"Such As" and Suchlike
/Fans of French cinema will recall the ungrammatical title Such a Gorgeous Kid Like Me. Rather than a free translation of the Truffaut movie’s French title (Une belle fille comme moi), it was actually a reversion to the title of the original novel — an American novel, by Henry Farrell.
For a writer, improper English can be a successful attention-getter. When too successful, though, it can find its own impropriety weakened. In the 1939 film of Gone with the Wind, Prissy’s line “I don’t know nothing about birthing babies” was not only an admission that she had tried to fib her way to importance but also a piteous sign of how deep an ignorance she fantasized escaping. Nobody with a bit of education used the word “birth” as a verb in 1939. The Compact Oxford English Dictionary still doesn’t list it as a verb. But the American Heritage Dictionary notes: “Recently, however, the nonstandard Southern usage has coincided with widespread usage of verbs derived from nouns, such as parent, network, and microwave. Birth in this new usage is most commonly found in its present participial form and is used as an adjective in compounds such as birthing center.” Lawsy, how times do change.
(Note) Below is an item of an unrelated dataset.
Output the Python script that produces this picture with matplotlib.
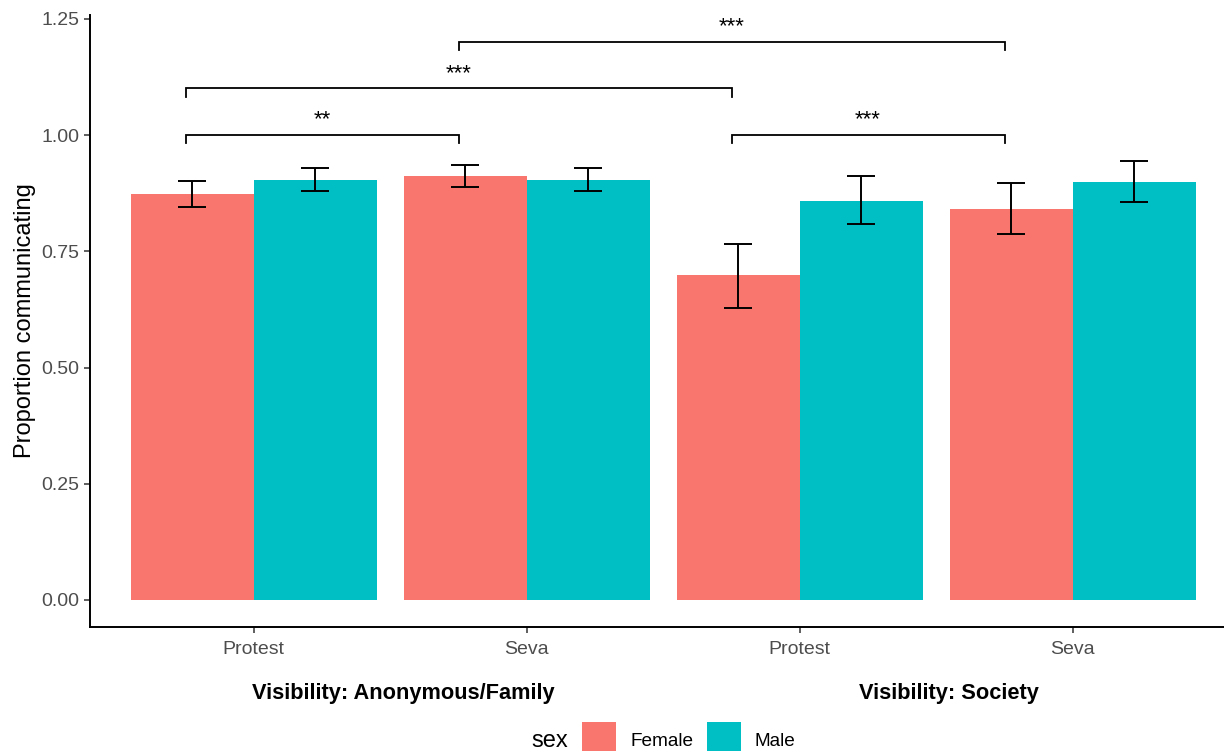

Had Truffaut’s Such a Gorgeous Kid Like Me enjoyed greater impact, I might have found it harder to criticize that sentence from last column, “I never saw such a beautiful view like this.” But pending a blockbuster remake, I think it’s safe to say that “such” normally belongs with “as,” not with “like.”
“I never saw such a beautiful view as this” means I never saw a view so beautiful. “I never saw such a beautiful view like this” could mean I never saw such a beautiful view in this way. I saw one once while passing through on a train, but I never saw one while dangling from a helicopter as I am now.
When you put “such as” together, there’s an ambiguity to avoid. Kipling mentioned “such boastings as the Gentiles use, or lesser breeds without the Law.” In other words, a certain kind of boasting. Not necessarily including, for example, all the boastings that the believers use. But if he had written “boastings, such as the Gentiles use,” it would include all boastings and those of the Gentiles would be just an example. The same phrase but without a comma, “boastings such as the Gentiles use,” could be considered ambiguous: all boastings, or only the Gentile ones?
Then there’s “as such,” which means “in consideration that it is what it has just been called.” Tearing up UN General Assembly Resolution 3379, which deemed Zionism racist, Chaim Herzog said, “For us, the Jewish people, this is no more than a piece of paper and we shall treat it as such.” Often, though, you see “as such” used vaguely to mean “because of what was just pointed out.” Cintra Scott, in a blog from Argentina says: “Tomatoes have reached the eye-popping price of $15 per kilo! As such, they have become luxury items.” In writing “as such,” Cintra doesn’t mean “as tomatoes,” but rather “because they cost $15 a kilo.” Sloppy usage, I’d say.
As a modifier directly following the noun, “as such” serves the curious purpose of forcing a second look at the applicability of the term — emphasizing it or, in the negative, calling it into question. For example, “We’ve been encouraging worker attrition but if losses continue, there will be layoffs as such.” Or in an example from the Cambridge Dictionary of American Idioms, “There’s no dining room as such, but we’ve made a dining area just outside the kitchen.”